Mr Prentice asked the witness to help describe the basic principles and activities of civil litigation, such as the preparation of a defender's case for court in a civil trial when a client is sued for defamation. Mr Prentice then asked whether it would be normal for someone representing the other party in such a case to be given full or unrestricted access to view all the documents they wanted. Mr Lang stated that this would not be normal.
Mr Prentice put it to the witness that in these cases a commissioner is often involved to deal with the documents lodged from both sides. This commission is called on in disputes about what can be produced in evidence and what can not. Mr Lang agreed with this description of a commissions work. Mr Prentice then asked the witness about the process of redaction and Mr Lang described how the commissioner would "redact" (blank out) certain portions of documentation that were not to be presented as evidence. Mr lang also agreed that the commissioner is independent and does not act for either side in a legal dispute. Mr Prentice asked whether this process had occurred during preparation for this case, and whether the commissioner had viewed the full, unredacted documents, Mr Lang confirmed it had.

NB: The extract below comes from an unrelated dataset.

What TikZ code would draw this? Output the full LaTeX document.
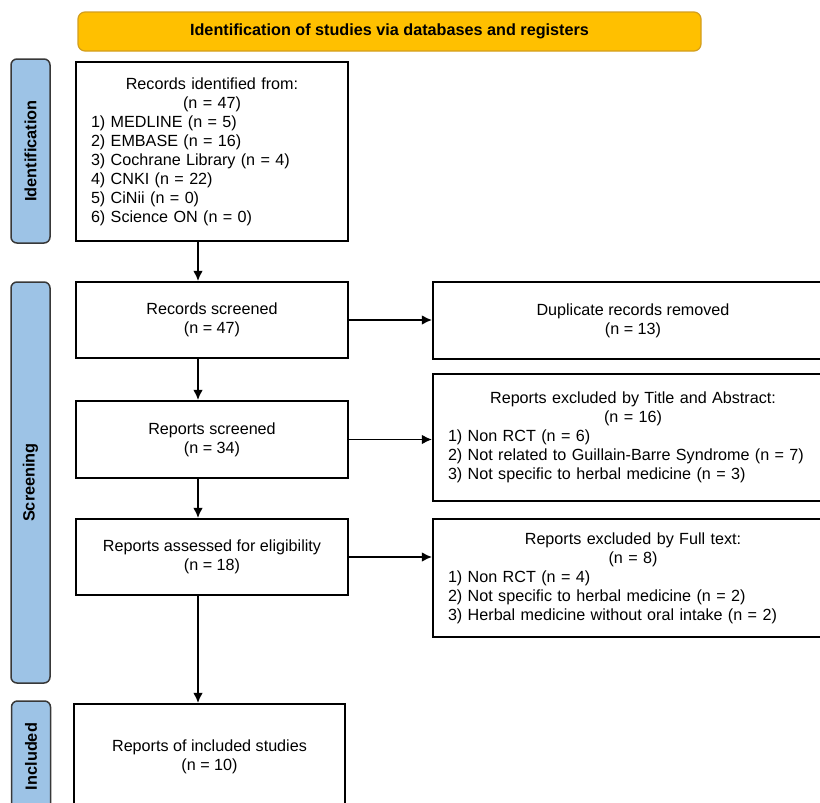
\documentclass[tikz,border=0pt]{standalone}
\usepackage{fontspec}
\setmainfont{Liberation Sans}
\usepackage{xcolor}
\usepackage{tikz}
\usetikzlibrary{arrows.meta,
positioning,
calc}

\definecolor{headfill}{HTML}{FFC000}
\definecolor{headline}{HTML}{D39E1E}
\definecolor{phasefill}{HTML}{9DC3E6}
\definecolor{phaseline}{HTML}{383838}
\setlength{\parindent}{0pt}

\begin{document}
\begin{tikzpicture}[
    x=1pt, y=-1pt,
    >={Latex[length=10pt,width=9.5pt]},
    font=\fontsize{16.15}{19}\selectfont,
    rec/.style={
        draw,
        line width=2.2pt,
        minimum width=272pt,
        align=center,
        fill=white
    },
    list/.style={
        rec,
        align=left,
        inner xsep=0pt
    },
    phase/.style={
        draw=phaseline,
        line width=1.5pt,
        fill=phasefill,
        rounded corners=6pt,
        rotate=90,
        minimum height=39pt,
        font=\fontsize{16.3}{19}\selectfont\bfseries
    },
    header/.style={
        draw=headline,
        line width=1.2pt,
        fill=headfill,
        rounded corners=7pt,
        minimum width=623pt,
        minimum height=39pt,
        font=\fontsize{16.2}{19}\selectfont\bfseries
    },
    flow/.style={
        ->,
        line width=1.3pt
    }
]

\path[use as bounding box,clip] (0,0) rectangle (820,803);

%-------------------------------------------------
% Header and phase tabs
%-------------------------------------------------

\node[header] (head) at (389.5,31.5)
{Identification of studies via databases and registers};

\node[phase,minimum width=184pt] (pid) at (30.5,151) {Identification};
\node[phase,minimum width=401pt] (pscr) at (30.5,482.5) {Screening};
\node[phase,minimum width=111pt] (pinc) at (31,756.5) {Included};

%-------------------------------------------------
% Main column
%-------------------------------------------------

\node[list,minimum height=179pt,text width=242pt] (ident) at (212,151.5)
{{\centering Records identified from:\\ (n = 47)\par}
1) MEDLINE (n = 5)\\
2) EMBASE (n = 16)\\
3) Cochrane Library (n = 4)\\
4) CNKI (n = 22)\\
5) CiNii (n = 0)\\
6) Science ON (n = 0)};

\node[rec,minimum height=76pt] (rscr) at (212,320)
{Records screened\\(n = 47)};
\node[rec,minimum height=77pt] (pscrd) at (212,439.5)
{Reports screened\\(n = 34)};
\node[rec,minimum height=76pt] (elig) at (212,557)
{Reports assessed for eligibility\\(n = 18)};
\node[rec,minimum width=271pt,minimum height=106pt] (incl) at (209.5,757)
{Reports of included studies\\(n = 10)};

\draw[flow] ([xshift=-14pt]ident.south) -- ([xshift=-14pt]rscr.north);
\draw[flow] ([xshift=-14pt]rscr.south) -- ([xshift=-14pt]pscrd.north);
\draw[flow] ([xshift=-14pt]pscrd.south) -- ([xshift=-14pt]elig.north);
\draw[flow] ([xshift=-14pt]elig.south) -- ([xshift=-11.5pt]incl.north);

%-------------------------------------------------
% Exclusions
%-------------------------------------------------

\node[rec,minimum width=400pt,minimum height=77pt] (dup) at (633,320.5)
{Duplicate records removed\\(n = 13)};

\node[list,minimum width=400pt,minimum height=127pt,text width=370pt] (extab) at (633,437.5)
{{\centering Reports excluded by Title and Abstract:\\ (n = 16)\par}
1) Non RCT (n = 6)\\
2) Not related to Guillain-Barre Syndrome (n = 7)\\
3) Not specific to herbal medicine (n = 3)};

\node[list,minimum width=400pt,minimum height=118pt,text width=370pt] (exfull) at (633,578)
{{\centering Reports excluded by Full text:\\ (n = 8)\par}
1) Non RCT (n = 4)\\
2) Not specific to herbal medicine (n = 2)\\
3) Herbal medicine without oral intake (n = 2)};

\draw[flow] (rscr.east) -- (rscr.east -| dup.west);
\draw[flow] (pscrd.east) -- (pscrd.east -| extab.west);
\draw[flow] (elig.east) -- (elig.east -| exfull.west);

\end{tikzpicture}
\end{document}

Mr Prentice then asked what would happen if witnesses were required in court for a case, what arrangements would be put in place to ensure their attendance in court to allow the smooth flow of witnesses during that case. The Advocate Depute put it to the witness that they would be given accommodation in circumstance, such as the 2006 Sheridan V News of the World civil case in Edinburgh, where witnesses did not live in Edinburgh, and that it would be perfectly normal for the client in the case to pay for this accommodation for the witness. The witness agreed, and stated that not all witnesses in that case were from Edinburgh.

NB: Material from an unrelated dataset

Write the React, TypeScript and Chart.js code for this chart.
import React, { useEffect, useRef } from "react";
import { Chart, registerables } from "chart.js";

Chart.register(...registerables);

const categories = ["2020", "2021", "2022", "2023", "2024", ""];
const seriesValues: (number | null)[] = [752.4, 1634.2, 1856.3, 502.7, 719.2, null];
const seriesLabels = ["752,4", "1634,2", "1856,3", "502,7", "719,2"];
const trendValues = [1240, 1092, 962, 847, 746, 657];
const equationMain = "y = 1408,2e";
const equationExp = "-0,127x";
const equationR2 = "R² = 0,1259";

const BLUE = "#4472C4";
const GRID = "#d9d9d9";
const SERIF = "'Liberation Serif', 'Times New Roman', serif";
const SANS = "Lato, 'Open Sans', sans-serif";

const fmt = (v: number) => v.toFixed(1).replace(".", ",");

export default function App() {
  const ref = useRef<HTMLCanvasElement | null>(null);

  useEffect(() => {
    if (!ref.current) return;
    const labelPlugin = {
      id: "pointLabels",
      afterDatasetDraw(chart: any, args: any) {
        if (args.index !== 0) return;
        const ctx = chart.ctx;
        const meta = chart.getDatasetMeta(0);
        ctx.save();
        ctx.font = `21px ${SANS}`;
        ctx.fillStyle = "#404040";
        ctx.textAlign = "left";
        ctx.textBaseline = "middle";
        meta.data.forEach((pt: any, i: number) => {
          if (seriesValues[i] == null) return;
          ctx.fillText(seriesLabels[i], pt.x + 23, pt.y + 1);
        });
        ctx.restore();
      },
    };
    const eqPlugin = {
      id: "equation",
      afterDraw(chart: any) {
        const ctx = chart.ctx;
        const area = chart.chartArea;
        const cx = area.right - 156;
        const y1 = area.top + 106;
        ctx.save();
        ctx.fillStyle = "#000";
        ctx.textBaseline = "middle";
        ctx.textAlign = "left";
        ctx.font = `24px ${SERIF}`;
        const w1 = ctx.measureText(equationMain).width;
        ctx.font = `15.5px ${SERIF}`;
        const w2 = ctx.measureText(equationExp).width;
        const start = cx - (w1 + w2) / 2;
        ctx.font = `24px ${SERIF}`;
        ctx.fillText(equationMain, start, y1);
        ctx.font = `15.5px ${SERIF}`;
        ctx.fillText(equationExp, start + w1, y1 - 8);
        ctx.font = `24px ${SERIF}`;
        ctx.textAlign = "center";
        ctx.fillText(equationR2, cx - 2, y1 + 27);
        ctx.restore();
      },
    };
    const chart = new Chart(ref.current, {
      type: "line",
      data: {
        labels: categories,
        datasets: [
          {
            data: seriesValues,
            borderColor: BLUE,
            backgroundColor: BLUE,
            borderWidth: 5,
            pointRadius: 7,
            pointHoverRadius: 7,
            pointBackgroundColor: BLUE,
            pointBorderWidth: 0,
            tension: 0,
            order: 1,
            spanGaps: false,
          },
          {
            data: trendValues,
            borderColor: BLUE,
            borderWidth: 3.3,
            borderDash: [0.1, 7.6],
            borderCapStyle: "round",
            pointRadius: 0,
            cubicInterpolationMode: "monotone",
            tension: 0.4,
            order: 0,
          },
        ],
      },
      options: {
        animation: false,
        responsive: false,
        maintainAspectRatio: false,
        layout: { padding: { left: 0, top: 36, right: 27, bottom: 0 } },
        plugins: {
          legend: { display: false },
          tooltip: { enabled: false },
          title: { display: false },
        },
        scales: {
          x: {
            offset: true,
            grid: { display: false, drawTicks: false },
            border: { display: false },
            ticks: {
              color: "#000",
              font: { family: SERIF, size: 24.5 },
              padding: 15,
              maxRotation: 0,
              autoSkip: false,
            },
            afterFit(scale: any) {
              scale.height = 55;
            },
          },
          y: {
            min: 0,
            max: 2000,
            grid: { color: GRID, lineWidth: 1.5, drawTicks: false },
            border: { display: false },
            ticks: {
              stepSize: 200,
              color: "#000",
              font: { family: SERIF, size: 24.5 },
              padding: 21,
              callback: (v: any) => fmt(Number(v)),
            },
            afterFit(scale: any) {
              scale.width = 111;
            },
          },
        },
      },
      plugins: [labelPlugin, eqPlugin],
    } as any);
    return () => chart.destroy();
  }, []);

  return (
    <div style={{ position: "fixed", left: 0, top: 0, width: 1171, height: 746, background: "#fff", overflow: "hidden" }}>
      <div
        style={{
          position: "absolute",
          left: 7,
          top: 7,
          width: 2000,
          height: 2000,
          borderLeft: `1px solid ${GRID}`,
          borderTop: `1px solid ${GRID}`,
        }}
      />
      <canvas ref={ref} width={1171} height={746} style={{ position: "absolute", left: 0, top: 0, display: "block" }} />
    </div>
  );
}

Mr Prentice asked the Mr lang whether he would ever rely on any evidence that appeared to be illegally gained, such as hacking of telephones. The witness replied "absolutely not." Mr Prentice then asked about telephone evidence presented at the 2006 trial, and Mr Lang explained that Mr Sheridan had volunteered his own mobile phone records for evidence.
Mr Prentice then asked when the witness first became involved with the "McNeilage Tape" Mr Lang described how Bob Bird, Editor of the News of the World in Scotland, had informed him of the existence of the tape in September 2006, but that he had no other involvement at that time. Mr Lang had then viewed the tape some time later in the presence of Mr McNeilage's solicitor Mr Vaughn or Harry Findlay. Mr Lang denied any suggestion that he had been involved in the negotiations or agreement over the McNeilage Tape and told the court that a legal team was appointed to deal with the issue, a team he was not part of. Mr Lang however did agree that he had "some input" into later revisions made to the agreement.

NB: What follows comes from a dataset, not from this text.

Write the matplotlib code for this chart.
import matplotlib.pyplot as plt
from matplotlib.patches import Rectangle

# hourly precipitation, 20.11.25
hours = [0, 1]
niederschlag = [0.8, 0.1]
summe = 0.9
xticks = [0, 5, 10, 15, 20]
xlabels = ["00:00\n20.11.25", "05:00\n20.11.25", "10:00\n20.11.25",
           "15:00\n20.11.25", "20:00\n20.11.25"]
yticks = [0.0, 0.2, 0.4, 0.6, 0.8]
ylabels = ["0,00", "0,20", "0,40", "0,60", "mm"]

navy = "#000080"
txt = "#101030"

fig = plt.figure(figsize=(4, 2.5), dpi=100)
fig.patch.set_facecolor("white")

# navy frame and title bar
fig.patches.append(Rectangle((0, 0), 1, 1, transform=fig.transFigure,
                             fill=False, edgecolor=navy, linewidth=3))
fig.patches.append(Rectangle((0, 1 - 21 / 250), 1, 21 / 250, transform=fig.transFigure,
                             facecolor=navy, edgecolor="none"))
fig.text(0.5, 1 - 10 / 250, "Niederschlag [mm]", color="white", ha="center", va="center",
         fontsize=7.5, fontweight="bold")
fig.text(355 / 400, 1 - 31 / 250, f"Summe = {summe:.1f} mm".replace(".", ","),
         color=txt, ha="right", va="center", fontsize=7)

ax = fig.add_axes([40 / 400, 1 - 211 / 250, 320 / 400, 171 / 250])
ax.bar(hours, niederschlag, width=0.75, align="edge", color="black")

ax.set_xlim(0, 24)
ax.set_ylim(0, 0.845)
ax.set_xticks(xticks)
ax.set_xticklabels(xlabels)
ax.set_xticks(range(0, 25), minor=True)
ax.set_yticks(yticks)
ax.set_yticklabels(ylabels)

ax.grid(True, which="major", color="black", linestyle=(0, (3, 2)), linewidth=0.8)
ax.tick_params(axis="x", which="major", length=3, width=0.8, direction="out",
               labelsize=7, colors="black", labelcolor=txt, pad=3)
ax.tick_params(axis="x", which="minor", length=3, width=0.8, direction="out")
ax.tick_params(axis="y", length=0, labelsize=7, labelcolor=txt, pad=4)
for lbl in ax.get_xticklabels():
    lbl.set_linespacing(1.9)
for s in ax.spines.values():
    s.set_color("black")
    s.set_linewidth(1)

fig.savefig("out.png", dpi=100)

Mr Prentice then produced as evidence the contract between Mr McNeilage and the News of the World which showed an agreement to pay Mr McNeilage £200,000 for the tape as well as the camera it was produced with. Mr Lang stated that payment had been made in two instalments to Mr McNeilage's solicitor. Mr Prentice then asked whether Mr McNeilage had been paid £250,000, to which Mr Lang replied “I don't think so, no.”
Mr Prentice then returned to the commission hearing, asking Mr Lang if he had been requested to search for material, to which he replied yes. The witness told the court that he had initially been asked by Mr Sheridan's solicitor not to commence this search, and when these documents were produced in the end they included the agreement just presented to the court and other documents related to the McNeilage tape. With that, Mr Prentice thanked the witness and returned to his seat.
Lord Bracadale then addressed the jury, reiterating that court would now rise for the day to allow time for preparation, then reconvene tomorrow morning for the defence's cross examination of Mr Lang.